Short problem -
Pictures in the data below are not part of the copy; transcribe everything else exactly.

Source excerpt -
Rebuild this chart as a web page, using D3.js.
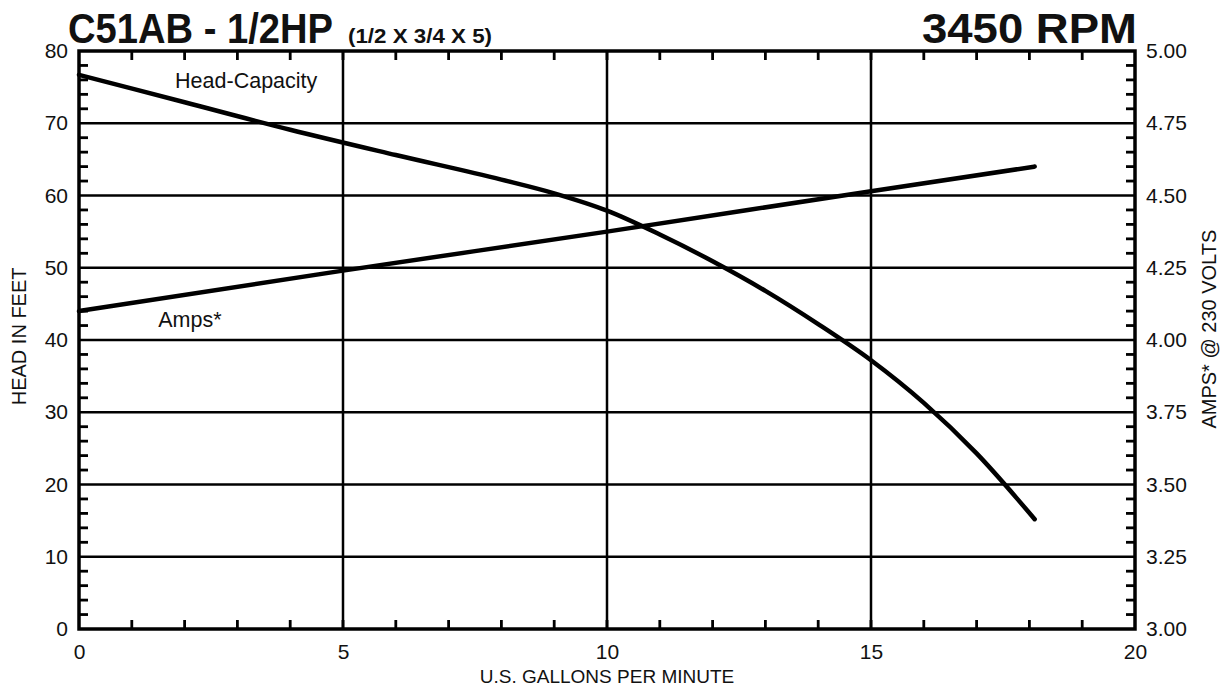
<!DOCTYPE html>
<html>
<head>
<meta charset="utf-8">
<script src="https://cdnjs.cloudflare.com/ajax/libs/d3/7.8.5/d3.min.js"></script>
<style>
    body { margin: 0; background: #fff; }
    svg text { font-family: "Liberation Sans", Arial, Helvetica, sans-serif; fill: #111; }
</style>
</head>
<body>
<svg id="chart" width="1223" height="687"></svg>
<script>
// flow in US gallons per minute
var flowGpm = [0, 2, 4, 6, 8, 9, 10, 11, 12, 13, 14, 15, 16, 17, 18.1];
// head in feet for each flow above
var headFt = [76.7, 72.9, 69.1, 65.6, 62.2, 60.3, 57.9, 54.6, 50.9, 46.8, 42.2, 37.2, 31.3, 24.3, 15.2];

var ampsFlow = [0, 5, 10, 15, 18.1];
var ampsVal = [4.10, 4.24, 4.375, 4.515, 4.60];

var xTicks = [0, 5, 10, 15, 20];
var headTicks = [0, 10, 20, 30, 40, 50, 60, 70, 80];
var ampTicks = [3.00, 3.25, 3.50, 3.75, 4.00, 4.25, 4.50, 4.75, 5.00];

var svg = d3.select("#chart");

var margin = { top: 51, bottom: 58, left: 79, right: 88 }
var width = 1223 - margin.left - margin.right;
var height = 687 - margin.top - margin.bottom;

var xScale = d3.scaleLinear().domain([0, 20]).range([margin.left, margin.left + width]);
var yScale = d3.scaleLinear().domain([0, 80]).range([margin.top + height, margin.top]);
var ampScale = d3.scaleLinear().domain([3, 5]).range([margin.top + height, margin.top]);

// grid lines
var grid = svg.append("g").attr("class", "grid");
grid.selectAll(".vgrid")
    .data(xTicks.slice(1, -1))
    .enter().append("line")
    .attr("x1", function (d) { return xScale(d); })
    .attr("x2", function (d) { return xScale(d); })
    .attr("y1", yScale(0)).attr("y2", yScale(80))
    .attr("stroke", "#000").attr("stroke-width", 2.5);
grid.selectAll(".hgrid")
    .data(headTicks.slice(1, -1))
    .enter().append("line")
    .attr("x1", xScale(0)).attr("x2", xScale(20))
    .attr("y1", function (d) { return yScale(d); })
    .attr("y2", function (d) { return yScale(d); })
    .attr("stroke", "#000").attr("stroke-width", 2.5);

// minor ticks, all pointing inward
var tickLen = 9;
var minorX = d3.range(1, 20);
var minorY = d3.range(2, 80, 2).filter(function (d) { return d % 10 != 0; });
var ticks = svg.append("g").attr("class", "ticks").attr("stroke", "#000").attr("stroke-width", 2.8);
minorX.forEach(function (d) {
    ticks.append("line").attr("x1", xScale(d)).attr("x2", xScale(d))
        .attr("y1", yScale(0)).attr("y2", yScale(0) - tickLen);
    ticks.append("line").attr("x1", xScale(d)).attr("x2", xScale(d))
        .attr("y1", yScale(80)).attr("y2", yScale(80) + tickLen);
});
minorY.forEach(function (d) {
    ticks.append("line").attr("x1", xScale(0)).attr("x2", xScale(0) + tickLen)
        .attr("y1", yScale(d)).attr("y2", yScale(d));
    ticks.append("line").attr("x1", xScale(20)).attr("x2", xScale(20) - tickLen)
        .attr("y1", yScale(d)).attr("y2", yScale(d));
});

// frame
svg.append("rect")
    .attr("x", xScale(0)).attr("y", yScale(80))
    .attr("width", xScale(20) - xScale(0))
    .attr("height", yScale(0) - yScale(80))
    .attr("fill", "none").attr("stroke", "#000").attr("stroke-width", 3.5);

// axes - only the labels are used, lines drawn above
var xAxisGen = g => g
    .attr("transform", `translate(0,${yScale(0)})`)
    .call(d3.axisBottom(xScale).tickValues(xTicks).tickSize(0).tickPadding(15))
    .call(g => g.select(".domain").remove());
var yAxisGen = g => g
    .attr("transform", `translate(${xScale(0)},0)`)
    .call(d3.axisLeft(yScale).tickValues(headTicks).tickSize(0).tickPadding(11))
    .call(g => g.select(".domain").remove());
var ampAxisGen = g => g
    .attr("transform", `translate(${xScale(20)},0)`)
    .call(d3.axisRight(ampScale).tickValues(ampTicks).tickSize(0).tickPadding(11)
        .tickFormat(d3.format(".2f")))
    .call(g => g.select(".domain").remove());

svg.append("g").attr("class", "x axis").call(xAxisGen);
svg.append("g").attr("class", "y axis").call(yAxisGen);
svg.append("g").attr("class", "amp axis").call(ampAxisGen);
svg.selectAll(".axis text").attr("font-size", 21).attr("fill", "#111")
    .attr("font-family", "Liberation Sans, Arial, sans-serif");

// curves
var headData = flowGpm.map(function (d, i) { return { q: d, v: headFt[i] }; });
var ampData = ampsFlow.map(function (d, i) { return { q: d, v: ampsVal[i] }; });

var headLine = d3.line()
    .x(function (d) { return xScale(d.q); })
    .y(function (d) { return yScale(d.v); })
    .curve(d3.curveMonotoneX);
var ampLine = d3.line()
    .x(function (d) { return xScale(d.q); })
    .y(function (d) { return ampScale(d.v); })
    .curve(d3.curveMonotoneX);

svg.append("path").datum(headData).attr("d", headLine)
    .attr("fill", "none").attr("stroke", "#000").attr("stroke-width", 4.5)
    .attr("stroke-linecap", "round");
svg.append("path").datum(ampData).attr("d", ampLine)
    .attr("fill", "none").attr("stroke", "#000").attr("stroke-width", 4.5)
    .attr("stroke-linecap", "round");

// curve labels
svg.append("text").attr("x", xScale(1.82)).attr("y", yScale(74.9))
    .attr("font-size", 21.5).text("Head-Capacity");
svg.append("text").attr("x", xScale(1.5)).attr("y", yScale(41.8))
    .attr("font-size", 21.5).text("Amps*");

// titles
svg.append("text").attr("x", 68).attr("y", 43)
    .attr("font-size", 42).attr("font-weight", "bold")
    .attr("textLength", 265).attr("lengthAdjust", "spacingAndGlyphs")
    .text("C51AB - 1/2HP");
svg.append("text").attr("x", 348).attr("y", 43)
    .attr("font-size", 21).attr("font-weight", "bold")
    .attr("textLength", 144).attr("lengthAdjust", "spacingAndGlyphs")
    .text("(1/2 X 3/4 X 5)");
svg.append("text").attr("x", 922).attr("y", 43)
    .attr("font-size", 42).attr("font-weight", "bold")
    .attr("textLength", 215).attr("lengthAdjust", "spacingAndGlyphs")
    .text("3450 RPM");

// axis titles
svg.append("text").attr("x", xScale(10)).attr("y", 683)
    .attr("text-anchor", "middle").attr("font-size", 19)
    .text("U.S. GALLONS PER MINUTE");
svg.append("text")
    .attr("transform", "translate(26," + yScale(40.5) + ") rotate(-90)")
    .attr("text-anchor", "middle").attr("font-size", 20)
    .text("HEAD IN FEET");
svg.append("text")
    .attr("transform", "translate(1216," + yScale(41.5) + ") rotate(-90)")
    .attr("text-anchor", "middle").attr("font-size", 20)
    .text("AMPS* @ 230 VOLTS");
</script>
</body>
</html>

Completed task -
Rebuild this chart as a web page, using D3.js.
<!DOCTYPE html>
<html>
<head>
<meta charset="utf-8">
<script src="https://cdnjs.cloudflare.com/ajax/libs/d3/7.8.5/d3.min.js"></script>
<style>
    body { margin: 0; background: #fff; }
    svg text { font-family: "Liberation Sans", Arial, Helvetica, sans-serif; fill: #111; }
</style>
</head>
<body>
<svg id="chart" width="1223" height="687"></svg>
<script>
// flow in US gallons per minute
var flowGpm = [0, 2, 4, 6, 8, 9, 10, 11, 12, 13, 14, 15, 16, 17, 18.1];
// head in feet for each flow above
var headFt = [76.7, 72.9, 69.1, 65.6, 62.2, 60.3, 57.9, 54.6, 50.9, 46.8, 42.2, 37.2, 31.3, 24.3, 15.2];

var ampsFlow = [0, 5, 10, 15, 18.1];
var ampsVal = [4.10, 4.24, 4.375, 4.515, 4.60];

var xTicks = [0, 5, 10, 15, 20];
var headTicks = [0, 10, 20, 30, 40, 50, 60, 70, 80];
var ampTicks = [3.00, 3.25, 3.50, 3.75, 4.00, 4.25, 4.50, 4.75, 5.00];

var svg = d3.select("#chart");

var margin = { top: 51, bottom: 58, left: 79, right: 88 }
var width = 1223 - margin.left - margin.right;
var height = 687 - margin.top - margin.bottom;

var xScale = d3.scaleLinear().domain([0, 20]).range([margin.left, margin.left + width]);
var yScale = d3.scaleLinear().domain([0, 80]).range([margin.top + height, margin.top]);
var ampScale = d3.scaleLinear().domain([3, 5]).range([margin.top + height, margin.top]);

// grid lines
var grid = svg.append("g").attr("class", "grid");
grid.selectAll(".vgrid")
    .data(xTicks.slice(1, -1))
    .enter().append("line")
    .attr("x1", function (d) { return xScale(d); })
    .attr("x2", function (d) { return xScale(d); })
    .attr("y1", yScale(0)).attr("y2", yScale(80))
    .attr("stroke", "#000").attr("stroke-width", 2.5);
grid.selectAll(".hgrid")
    .data(headTicks.slice(1, -1))
    .enter().append("line")
    .attr("x1", xScale(0)).attr("x2", xScale(20))
    .attr("y1", function (d) { return yScale(d); })
    .attr("y2", function (d) { return yScale(d); })
    .attr("stroke", "#000").attr("stroke-width", 2.5);

// minor ticks, all pointing inward
var tickLen = 9;
var minorX = d3.range(1, 20);
var minorY = d3.range(2, 80, 2).filter(function (d) { return d % 10 != 0; });
var ticks = svg.append("g").attr("class", "ticks").attr("stroke", "#000").attr("stroke-width", 2.8);
minorX.forEach(function (d) {
    ticks.append("line").attr("x1", xScale(d)).attr("x2", xScale(d))
        .attr("y1", yScale(0)).attr("y2", yScale(0) - tickLen);
    ticks.append("line").attr("x1", xScale(d)).attr("x2", xScale(d))
        .attr("y1", yScale(80)).attr("y2", yScale(80) + tickLen);
});
minorY.forEach(function (d) {
    ticks.append("line").attr("x1", xScale(0)).attr("x2", xScale(0) + tickLen)
        .attr("y1", yScale(d)).attr("y2", yScale(d));
    ticks.append("line").attr("x1", xScale(20)).attr("x2", xScale(20) - tickLen)
        .attr("y1", yScale(d)).attr("y2", yScale(d));
});

// frame
svg.append("rect")
    .attr("x", xScale(0)).attr("y", yScale(80))
    .attr("width", xScale(20) - xScale(0))
    .attr("height", yScale(0) - yScale(80))
    .attr("fill", "none").attr("stroke", "#000").attr("stroke-width", 3.5);

// axes - only the labels are used, lines drawn above
var xAxisGen = g => g
    .attr("transform", `translate(0,${yScale(0)})`)
    .call(d3.axisBottom(xScale).tickValues(xTicks).tickSize(0).tickPadding(15))
    .call(g => g.select(".domain").remove());
var yAxisGen = g => g
    .attr("transform", `translate(${xScale(0)},0)`)
    .call(d3.axisLeft(yScale).tickValues(headTicks).tickSize(0).tickPadding(11))
    .call(g => g.select(".domain").remove());
var ampAxisGen = g => g
    .attr("transform", `translate(${xScale(20)},0)`)
    .call(d3.axisRight(ampScale).tickValues(ampTicks).tickSize(0).tickPadding(11)
        .tickFormat(d3.format(".2f")))
    .call(g => g.select(".domain").remove());

svg.append("g").attr("class", "x axis").call(xAxisGen);
svg.append("g").attr("class", "y axis").call(yAxisGen);
svg.append("g").attr("class", "amp axis").call(ampAxisGen);
svg.selectAll(".axis text").attr("font-size", 21).attr("fill", "#111")
    .attr("font-family", "Liberation Sans, Arial, sans-serif");

// curves
var headData = flowGpm.map(function (d, i) { return { q: d, v: headFt[i] }; });
var ampData = ampsFlow.map(function (d, i) { return { q: d, v: ampsVal[i] }; });

var headLine = d3.line()
    .x(function (d) { return xScale(d.q); })
    .y(function (d) { return yScale(d.v); })
    .curve(d3.curveMonotoneX);
var ampLine = d3.line()
    .x(function (d) { return xScale(d.q); })
    .y(function (d) { return ampScale(d.v); })
    .curve(d3.curveMonotoneX);

svg.append("path").datum(headData).attr("d", headLine)
    .attr("fill", "none").attr("stroke", "#000").attr("stroke-width", 4.5)
    .attr("stroke-linecap", "round");
svg.append("path").datum(ampData).attr("d", ampLine)
    .attr("fill", "none").attr("stroke", "#000").attr("stroke-width", 4.5)
    .attr("stroke-linecap", "round");

// curve labels
svg.append("text").attr("x", xScale(1.82)).attr("y", yScale(74.9))
    .attr("font-size", 21.5).text("Head-Capacity");
svg.append("text").attr("x", xScale(1.5)).attr("y", yScale(41.8))
    .attr("font-size", 21.5).text("Amps*");

// titles
svg.append("text").attr("x", 68).attr("y", 43)
    .attr("font-size", 42).attr("font-weight", "bold")
    .attr("textLength", 265).attr("lengthAdjust", "spacingAndGlyphs")
    .text("C51AB - 1/2HP");
svg.append("text").attr("x", 348).attr("y", 43)
    .attr("font-size", 21).attr("font-weight", "bold")
    .attr("textLength", 144).attr("lengthAdjust", "spacingAndGlyphs")
    .text("(1/2 X 3/4 X 5)");
svg.append("text").attr("x", 922).attr("y", 43)
    .attr("font-size", 42).attr("font-weight", "bold")
    .attr("textLength", 215).attr("lengthAdjust", "spacingAndGlyphs")
    .text("3450 RPM");

// axis titles
svg.append("text").attr("x", xScale(10)).attr("y", 683)
    .attr("text-anchor", "middle").attr("font-size", 19)
    .text("U.S. GALLONS PER MINUTE");
svg.append("text")
    .attr("transform", "translate(26," + yScale(40.5) + ") rotate(-90)")
    .attr("text-anchor", "middle").attr("font-size", 20)
    .text("HEAD IN FEET");
svg.append("text")
    .attr("transform", "translate(1216," + yScale(41.5) + ") rotate(-90)")
    .attr("text-anchor", "middle").attr("font-size", 20)
    .text("AMPS* @ 230 VOLTS");
</script>
</body>
</html>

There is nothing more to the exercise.